If you have recently begun to use margin--or if you're thinking about it--this primer has some answers to commonly asked questions about the use of credit to buy securities:


Question: What is a margin loan?

Answer: A margin loan is simply a secured loan from a brokerage firm--secured, usually, by the value of the borrower's investment portfolio.

For example, imagine that an investor wants to buy 100 shares of XYZ stock, which sells for $100 a share, for a total price of $10,000. But the investor has just $5,000 in cash. To buy the full 100 shares, the investor puts up $5,000 and borrows another $5,000 from a brokerage.

Under margin rules set by the Federal Reserve, investors can borrow as much as 50% of the value of a stock on the day it is purchased. In other words, the investor can buy $2 worth of stock for every $1 in cash currently held in the account.


Q: What's the benefit of using margin?

A: Buying a stock on margin can magnify the profit earned if the stock price goes up.

In the example above, the investor buys $10,000 worth of XYZ stock with $5,000 in cash and $5,000 borrowed. If the market value of that XYZ stock then rises from $100 to $150 a share, the investor's account rises accordingly, up 50% to $15,000.

But the investor actually has a 100% gain on the original $5,000 investment, less the cost of the margin loan.


Q: And what's the downside of using margin?

A: Just as gains on margin accounts are amplified, so are losses. If XYZ stock sags to $75, so the account above is worth $7,500, the stock decline is 25%--but the investor will have lost 50% of his original $5,000 at that point.
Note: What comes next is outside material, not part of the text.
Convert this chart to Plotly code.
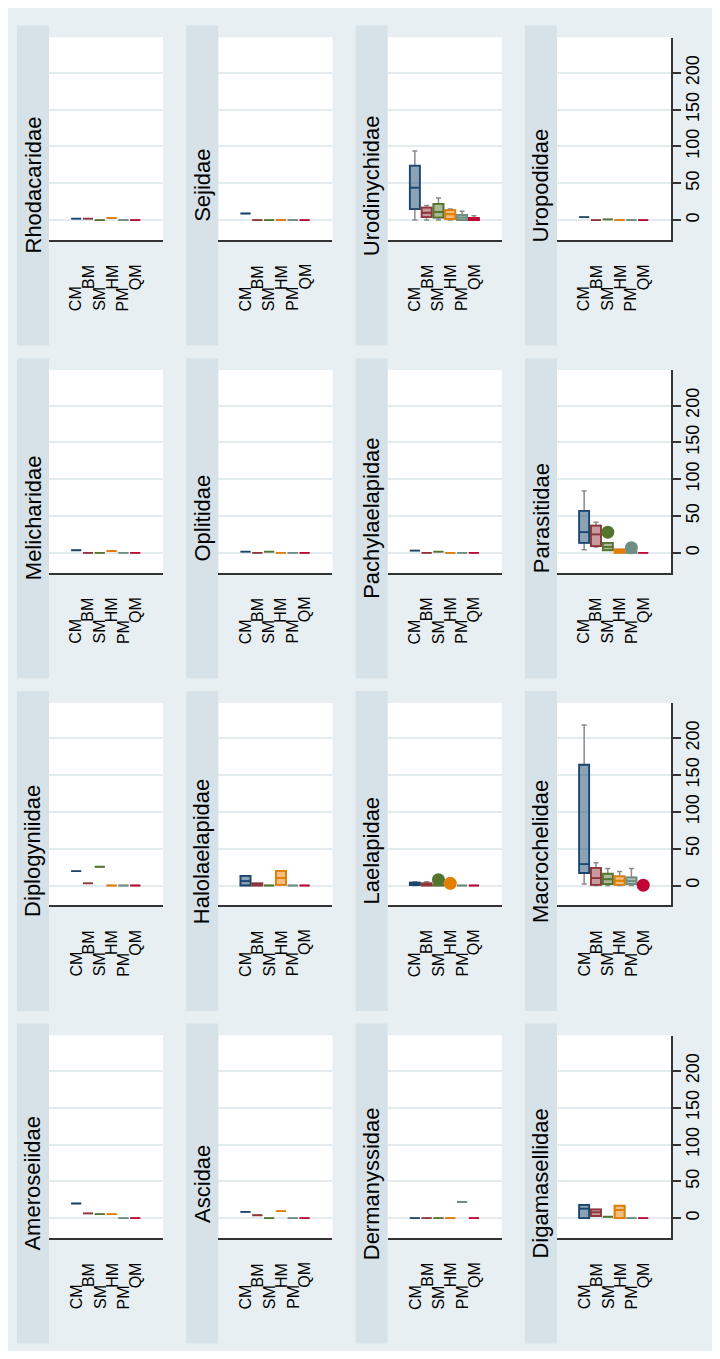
import plotly.graph_objects as go

FAMILIES = ["Ameroseiidae", "Ascidae", "Dermanyssidae", "Digamasellidae",
            "Diplogyniidae", "Halolaelapidae", "Laelapidae", "Macrochelidae",
            "Melicharidae", "Oplitidae", "Pachylaelapidae", "Parasitidae",
            "Rhodacaridae", "Sejidae", "Urodinychidae", "Uropodidae"]
GROUPS = ["CM", "BM", "SM", "HM", "PM", "QM"]
VALUE_TICKS = [0, 50, 100, 150, 200]

# per family: values for CM, BM, SM, HM, PM, QM
LOW = [
    [20, 6.5, 5.5, 5.5, 0, 0],
    [8.5, 4, 0, 9.5, 0, 0],
    [0, 0, 0, 0, 22, 0],
    [0, 3, 2, 0, 0, 0],
    [19.5, 3, 25.5, 0, 0, 0],
    [0, 0, 0, 1, 0, 0],
    [0, 0, 0, 0, 0, 0],
    [2, 0, 0, 0, 0, 0],
    [3.5, 0, 0, 2.5, 0, 0],
    [1.5, 0, 1.5, 0, 0, 0],
    [3, 0, 1.5, 0, 0, 0],
    [4, 8, 3.5, 0, 0, 0],
    [2, 2, 0, 3, 0, 0],
    [9, 0, 0, 0, 0, 0],
    [0, 0, 0, 0, 0, 0],
    [4, 0, 1, 0, 0, 0],
]
Q1 = [
    [20, 6.5, 5.5, 5.5, 0, 0],
    [8.5, 4, 0, 9.5, 0, 0],
    [0, 0, 0, 0, 22, 0],
    [0, 3, 2, 0, 0, 0],
    [19.5, 3, 25.5, 0, 0, 0],
    [0, 0, 0, 1, 0, 0],
    [0.5, 0, 0, 0, 0, 0],
    [17, 1, 2, 1, 2, 0],
    [3.5, 0, 0, 2.5, 0, 0],
    [1.5, 0, 1.5, 0, 0, 0],
    [3, 0, 1.5, 0, 0, 0],
    [13.5, 9, 3.5, 0, 0, 0],
    [2, 2, 0, 3, 0, 0],
    [9, 0, 0, 0, 0, 0],
    [15, 4, 3.5, 1.5, 0, 0],
    [4, 0, 1, 0, 0, 0],
]
MEDIAN = [
    [20, 6.5, 5.5, 5.5, 0, 0],
    [8.5, 4, 0, 9.5, 0, 0],
    [0, 0, 0, 0, 22, 0],
    [13, 8, 2, 11, 0, 0],
    [19.5, 3, 25.5, 0, 0, 0],
    [6, 1.5, 0, 10, 0, 0],
    [2, 1.5, 0.5, 0, 0, 0],
    [29, 10, 8.5, 6.5, 6, 0],
    [3.5, 0, 0, 2.5, 0, 0],
    [1.5, 0, 1.5, 0, 0, 0],
    [3, 0, 1.5, 0, 0, 0],
    [28, 25, 8, 2, 0.5, 0],
    [2, 2, 0, 3, 0, 0],
    [9, 0, 0, 0, 0, 0],
    [44, 10, 11, 8, 3.5, 1.5],
    [4, 0, 1, 0, 0, 0],
]
Q3 = [
    [20, 6.5, 5.5, 5.5, 0, 0],
    [8.5, 4, 0, 9.5, 0, 0],
    [0, 0, 0, 0, 22, 0],
    [18, 12, 2, 17, 0, 0],
    [19.5, 3, 25.5, 0, 0, 0],
    [13, 3, 0, 20, 0, 0],
    [4, 3, 1, 0, 0, 0],
    [164, 24, 16, 12.5, 11, 0],
    [3.5, 0, 0, 2.5, 0, 0],
    [1.5, 0, 1.5, 0, 0, 0],
    [3, 0, 1.5, 0, 0, 0],
    [57, 37, 13.5, 4.5, 1, 0],
    [2, 2, 0, 3, 0, 0],
    [9, 0, 0, 0, 0, 0],
    [74, 17, 22, 13.5, 7, 3],
    [4, 0, 1, 0, 0, 0],
]
HIGH = [
    [20, 6.5, 5.5, 5.5, 0, 0],
    [8.5, 4, 0, 9.5, 0, 0],
    [0, 0, 0, 0, 22, 0],
    [18, 12, 2, 17, 0, 0],
    [19.5, 3, 25.5, 0, 0, 0],
    [13, 3, 0, 20, 0, 0],
    [5, 5, 1, 0, 0, 0],
    [218, 31, 23, 19, 23, 0],
    [3.5, 0, 0, 2.5, 0, 0],
    [1.5, 0, 1.5, 0, 0, 0],
    [3, 0, 1.5, 0, 0, 0],
    [84, 41.5, 13.5, 4.5, 1, 0],
    [2, 2, 0, 3, 0, 0],
    [9, 0, 0, 0, 0, 0],
    [94, 20, 30, 15, 12, 6],
    [4, 0, 1, 0, 0, 0],
]
OUTLIER_FAMILY = ["Laelapidae", "Laelapidae", "Macrochelidae", "Parasitidae", "Parasitidae"]
OUTLIER_GROUP = ["SM", "HM", "QM", "SM", "PM"]
OUTLIER_VALUE = [8, 3, 0.5, 28, 7]

LINE_COLORS = ["#1a476f", "#90353b", "#55752f", "#e37e00", "#6e8e84", "#c10534"]
FILL_COLORS = ["rgba(26,71,111,0.5)", "rgba(144,53,59,0.5)", "rgba(85,117,47,0.5)",
               "rgba(227,126,0,0.5)", "rgba(110,142,132,0.55)", "rgba(193,5,52,0.5)"]

# page body keeps an 8px margin, so the figure is drawn 16px smaller and offset
OFF = 8
W, H = 720 - 2 * OFF, 1359 - 2 * OFF
FONT = "Liberation Sans, Arial, Helvetica, sans-serif"
INNER = "#e8eff2"
STRIP = "#d6e2e8"
GRID = "#e3ebee"
AXIS = "#333333"


def px(v):
    return (v - OFF) / W


def py(v):
    return 1 - (v - OFF) / H


fig = go.Figure()
shapes = []
annotations = []
layout = {}

for i, fam in enumerate(FAMILIES):
    n = i + 1
    c = i % 4
    r = 3 - i // 4
    x0 = 49 + 169.33 * c
    x1 = x0 + 114
    top = 37.5 + 332.7 * r
    bottom = top + 202.5
    stop = 25.5 + 332.7 * r
    xa = "x" if n == 1 else f"x{n}"
    ya = "y" if n == 1 else f"y{n}"
    right = (c == 3)

    layout["xaxis" if n == 1 else f"xaxis{n}"] = dict(
        domain=[px(x0), px(x1)], anchor=ya, range=[-2.3, 7.35],
        showgrid=False, zeroline=False, showticklabels=False, ticks="",
        showline=True, linecolor=AXIS, linewidth=1.6, fixedrange=True)
    layout["yaxis" if n == 1 else f"yaxis{n}"] = dict(
        domain=[py(bottom), py(top)], anchor=xa, range=[-27, 248],
        tickvals=VALUE_TICKS, ticktext=[str(t) for t in VALUE_TICKS],
        showgrid=True, gridcolor=GRID, gridwidth=1.5, zeroline=False,
        side="right" if right else "left",
        showticklabels=right, ticks="outside" if right else "",
        ticklen=8, tickwidth=1.5, tickcolor=AXIS, tickangle=-90,
        ticklabelstandoff=-3,
        tickfont=dict(size=18, color="black", family=FONT),
        showline=right, linecolor=AXIS, linewidth=1.6, fixedrange=True)

    # white plot region + title strip
    shapes.append(dict(type="rect", xref="paper", yref="paper", x0=px(x0), x1=px(x1),
                       y0=py(bottom), y1=py(top), fillcolor="white", line_width=0,
                       layer="below"))
    shapes.append(dict(type="rect", xref="paper", yref="paper", x0=px(x0 - 32), x1=px(x0),
                       y0=py(stop + 320), y1=py(stop), fillcolor=STRIP, line_width=0,
                       layer="below"))
    annotations.append(dict(text=fam, xref="paper", yref="paper", x=px(x0 - 16),
                            y=py(stop + 160), textangle=-90, showarrow=False,
                            xanchor="center", yanchor="middle",
                            font=dict(size=22, color="black", family=FONT)))

    # whiskers (gray)
    fig.add_trace(go.Box(
        x=list(range(len(GROUPS))), q1=Q1[i], median=MEDIAN[i], q3=Q3[i],
        lowerfence=LOW[i], upperfence=HIGH[i], width=0.85, whiskerwidth=0.5,
        line=dict(color="#8a8a8a", width=1.5), fillcolor="rgba(0,0,0,0)",
        boxpoints=False, xaxis=xa, yaxis=ya, showlegend=False, hoverinfo="skip"))
    # colored boxes
    for k, g in enumerate(GROUPS):
        fig.add_trace(go.Box(
            x=[k], q1=[Q1[i][k]], median=[MEDIAN[i][k]], q3=[Q3[i][k]],
            lowerfence=[Q1[i][k]], upperfence=[Q3[i][k]], width=0.85, whiskerwidth=0,
            line=dict(color=LINE_COLORS[k], width=1.8), fillcolor=FILL_COLORS[k],
            boxpoints=False, xaxis=xa, yaxis=ya, showlegend=False, name=g,
            hoverinfo="skip"))
        annotations.append(dict(text=g, xref=xa, yref="paper", x=k,
                                y=py(bottom + (59 if k % 2 == 0 else 37)),
                                textangle=-90, showarrow=False,
                                xanchor="center", yanchor="middle",
                                font=dict(size=16, color="black", family=FONT)))
    # outside values
    ox, oy, oc = [], [], []
    for f, g, v in zip(OUTLIER_FAMILY, OUTLIER_GROUP, OUTLIER_VALUE):
        if f == fam:
            ox.append(GROUPS.index(g))
            oy.append(v)
            oc.append(LINE_COLORS[GROUPS.index(g)])
    if ox:
        fig.add_trace(go.Scatter(x=ox, y=oy, mode="markers", xaxis=xa, yaxis=ya,
                                 marker=dict(size=13, color=oc, line=dict(width=0)),
                                 showlegend=False, hoverinfo="skip"))

fig.update_layout(
    width=W, height=H, margin=dict(l=0, r=0, t=0, b=0),
    paper_bgcolor=INNER, plot_bgcolor="white", showlegend=False,
    shapes=shapes, annotations=annotations, hovermode=False,
    font=dict(family=FONT, color="black"), **layout)

fig.write_html("out.html")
Should a stock bought on margin collapse, an investor could face huge losses. That's why margin should be used with care.


Q: Can any investor use margin?

A: Yes, within limits. Investors must specifically open a margin account, which involves special paperwork. And the initial amount in the account must be at least $2,000.

Two other requirements: A stock must be designated as marginable by the Federal Reserve. (Some stocks judged too speculative cannot be margined, under Fed rules.)

Also, your brokerage must allow the stock to be margined. Individual brokerage rules regarding specific stocks may be different from the Fed's. For example, Discover Brokerage won't let customers margin any stock priced at $7 or less.


Q: How much does it cost to borrow on margin?

A: Compared with many other types of loans, margin rates are fairly reasonable. At E-Trade, for example, the annualized margin rate is 9.25% for a loan of less than $25,000 and 8.75% for a loan of $25,001 to $49,999.

Investors should shop around to make sure they're getting the best deal.

Extending margin credit is a profitable business for brokerages because the firms borrow at lower rates in the credit markets and make a profit on the spread between what they pay for money and what they charge customers.


Q: When do I have to repay a margin loan?

A: In general, margin loans don't have specified repayment schedules. Investors have the choice of deciding when to pay off a margin loan--as long as the stock price remains fairly stable or rises.


Q: What happens when a stock bought on margin falls in price?

A: The customer could be hit with a "margin call." That means the brokerage asks the investor to deposit additional cash or securities into his or her account to offset the drop in the stock's market value.

If the investor doesn't add the required funds, the brokerage might decide to sell the investor's stock to recoup the value of the loan and the unpaid interest. The investor would get whatever money is left over--if any.